Oregon State at Penn State (ABC, 3:30 p.m. ET)
What looks to be the day's best game by far lost a little luster after Oregon State dropped its opener against Stanford. Beavers quarterback Lyle Moevao provides a good test for a Penn State defense that's stacked up front but inexperienced at linebacker. Oregon State struggled to contain Stanford's run game and could be in trouble against Evan Royster and Stephfon Green, but if the Beavers flood the box and make Daryll Clark beat them with his arm, this could get very interesting.
Murray State at Indiana (7 p.m. ET)
Indiana and Iowa should co-author a book entitled, "Easing into the season." Like the Hawkeyes, it will be tough to get a great read on the Hoosiers until later this month. Star pass rusher Greg Middleton returns to the field for Indiana after serving a one-game suspension, and the defense looks to limit the pass after allowing 219 yards against Western Kentucky. Murray State allowed 73 points last year against Louisville in its only game against an FBS opponent.

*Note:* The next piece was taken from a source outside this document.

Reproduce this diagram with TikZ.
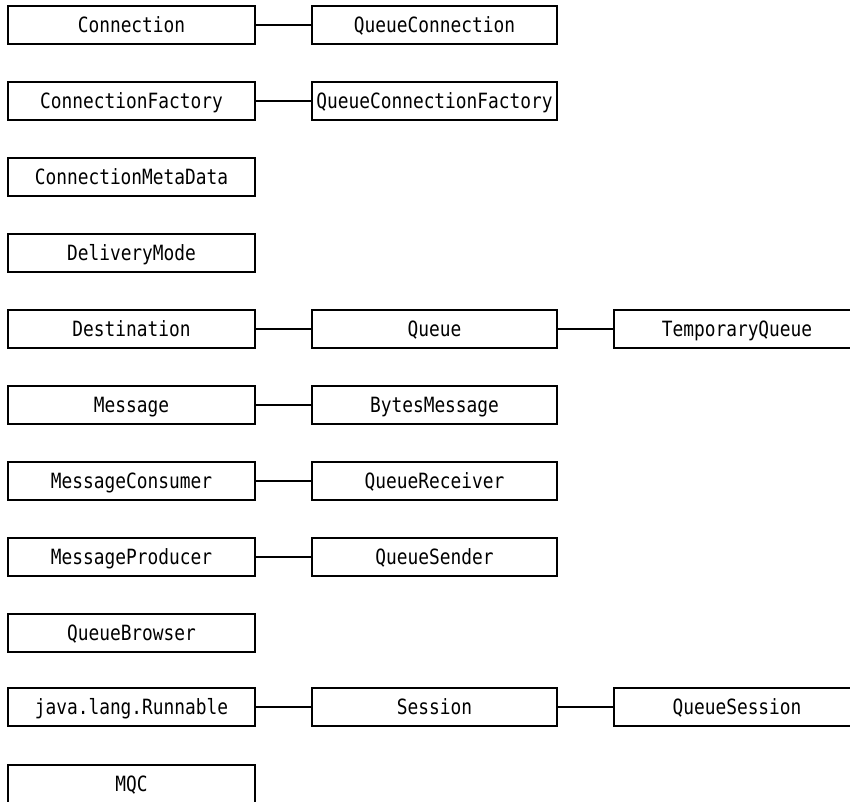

Northwestern at Duke (7 p.m. ET)
If Northwestern wants to change its national perception, beating teams like Duke is a must. The Wildcats failed to do so last year, falling 20-14 at home following an unsightly series of penalties, turnovers and missed opportunities. Duke looks to be improving under new coach David Cutcliffe, but the difference Saturday could be Northwestern running back Tyrell Sutton, the best player on either squad and a guy who missed last year's game with an ankle injury. Keep an eye on the weather as Hurricane Hannah should hit North Carolina on Friday night.
Minnesota at Bowling Green (ESPNU, 7:30 p.m. ET)
The Gophers deserved to celebrate a bit after a season-opening win against Northern Illinois, but if they want to prove they're really a better team, this is the perfect stage. Bowling Green comes off a Week 1 road upset of Pitt and stunned Minnesota last season with a two-point conversion in overtime to seal a 32-31 win. Falcons quarterback Tyler Sheehan will test
a still-unproven Gophers secondary, but Adam Weber should also be a handful for Bowling Green.